Язык служит инструментом этих операций и способом фиксации полученных знаний.

Те из вас, кто будет работать с детьми или взрослыми с нарушениями речи и слуха, а также те, кто будет учить детей читать или преподавать язык — неважно, родной или иностранный, — непременно столкнутся с относительностью сходств и различий. Одни пишут грамотно, даже не научившись правильно держать карандаш. Для других проблема "одно н или два?" будет актуальной всегда.

Можно иметь хороший музыкальный слух, но непослушный голосовой аппарат, и человек отказывается напеть простую мелодию, потому что сам слышит, что он фальшивит, но исправить это он бессилен. То же и с фонетическим слухом — я слышу, что вы говорите по–английски с русской интонацией, но продемонстрировать, где вы ошибаетесь, сама я не могу и прибегаю к учебной кассете.

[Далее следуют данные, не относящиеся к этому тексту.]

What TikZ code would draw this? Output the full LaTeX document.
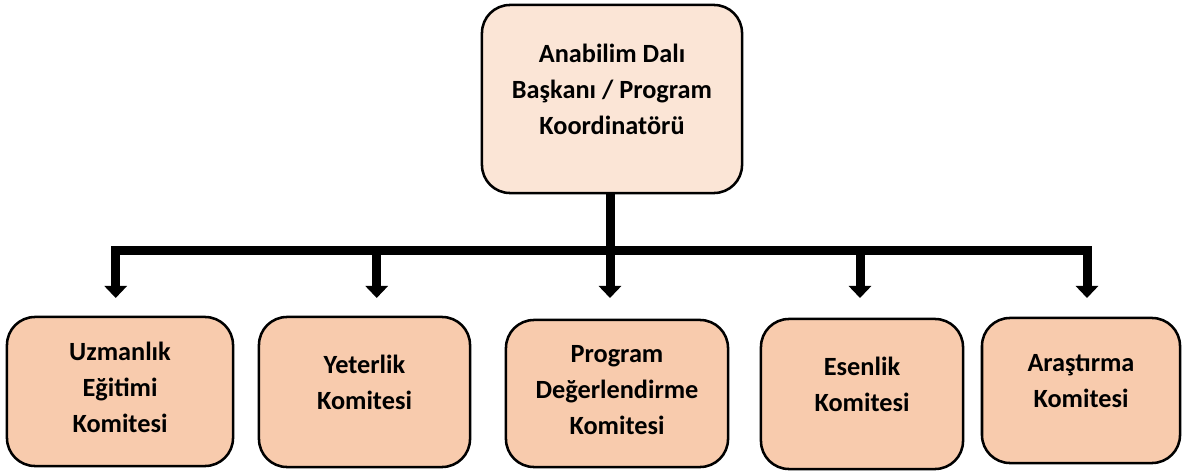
\documentclass[tikz,border=0pt]{standalone}
\usepackage{fontspec}
\setmainfont{Carlito}
\usepackage{xcolor}
\usetikzlibrary{arrows.meta,calc}
\definecolor{headfill}{HTML}{FBE5D6}
\definecolor{boxfill}{HTML}{F8CBAD}
\tikzset{
    box style/.style={draw=black,line width=1.8pt,rounded corners=0.7cm,
        inner sep=0pt,outer sep=0pt,font=\bfseries\fontsize{18.7}{25.6}\selectfont},
    head box/.style={box style,fill=headfill,minimum width=6.5cm,minimum height=4.7cm},
    committee box/.style={box style,fill=boxfill},
    conn/.style={line width=6.4pt,line join=miter},
    arr/.style={conn,-{Triangle[width=0.55cm,length=0.3cm]}},
    darr/.style={conn,{Triangle[width=0.55cm,length=0.3cm]}-{Triangle[width=0.55cm,length=0.3cm]}},
}
% lines of a box, lifted a little above the middle
\newcommand{\lifted}[2]{\raisebox{#1}[\height][\depth]{\begin{tabular}{@{}c@{}}#2\end{tabular}}}

\begin{document}
\begin{tikzpicture}[x=0.025cm,y=-0.025cm]
        \useasboundingbox (0,0) rectangle (1184,472);

        % head of the department
        \node[head box] (head) at (612,99) {\lifted{0.2cm}{Anabilim Dalı\\Başkanı / Program\\Koordinatörü}};

        % committees
        \node[committee box,minimum width=5.65cm,minimum height=3.725cm] (uzm) at (120,391.5)
            {\lifted{0.05cm}{Uzmanlık\\Eğitimi\\Komitesi}};
        \node[committee box,minimum width=5.275cm,minimum height=3.75cm] (yet) at (364.5,392)
            {\lifted{0.2cm}{Yeterlik\\Komitesi}};
        \node[committee box,minimum width=5.55cm,minimum height=3.675cm] (prg) at (617,393.5)
            {\lifted{0.05cm}{Program\\Değerlendirme\\Komitesi}};
        \node[committee box,minimum width=5.05cm,minimum height=3.75cm] (esn) at (862,394)
            {\lifted{0.2cm}{Esenlik\\Komitesi}};
        \node[committee box,minimum width=4.95cm,minimum height=3.625cm] (ars) at (1081,390.5)
            {\lifted{0.2cm}{Araştırma\\Komitesi}};

        % junctions on the bar and arrow ends
        \foreach \name/\xx in {1/115.7,2/376.7,3/610,4/860,5/1087} {
            \coordinate (j\name) at (\xx,250.4);
            \coordinate (a\name) at (\xx,298);
        }

        % connectors
        \draw[arr] (head.south -| j3) -- (a3);
        \draw[darr] (a1) -- (j1) -- (j5) -- (a5);
        \draw[arr] (j2) -- (a2);
        \draw[arr] (j4) -- (a4);
    \end{tikzpicture}
\end{document}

Тонкое улавливание сходств и различий зрительно или на слух не равносильно возможности воспроизвести нужные различения — здесь может обнаруживаться разрыв между перцепцией и действием, которое обеспечивается моторным аппаратом.

Мы уже говорили о том, что возможность установить сходство или различие — это совсем не то же самое, что уметь объяснить или обосновать, в чем именно сходство или различие состоит. Для обычного человека инструмент должен быть удобен, чай должен быть ароматен, а вино — иметь букет.

Но мы крайне редко можем объяснить, почему для нас удобна именно эта рукоятка отвертки, и тем более не умеем описывать аромат чая или букет вина в терминах компонент, определяющих аромат или букет. Это не мешает нам говорить, что определенные вина или сорта чая похожи друг на друга. Итак, не забудем, что "похожесть" — это, как правило, "похожесть для нас", т. е. отношение, бессознательно включающее наши цели и ценности.

В связи со сказанным очевидно, что сходство, как оно устанавливается человеком в процессе жизненной практики, может быть реально первичным относительно неосознаваемых или плохо вербализуемых свойств объектов.

Итак, эффективность сходства как конструкта не связана с тем, можем ли мы эксплицировать признаки или параметры, сравнение которых привело к умозаключению о сходстве.

Это в особенности справедливо для такой трудноуловимой "материи", как смысл.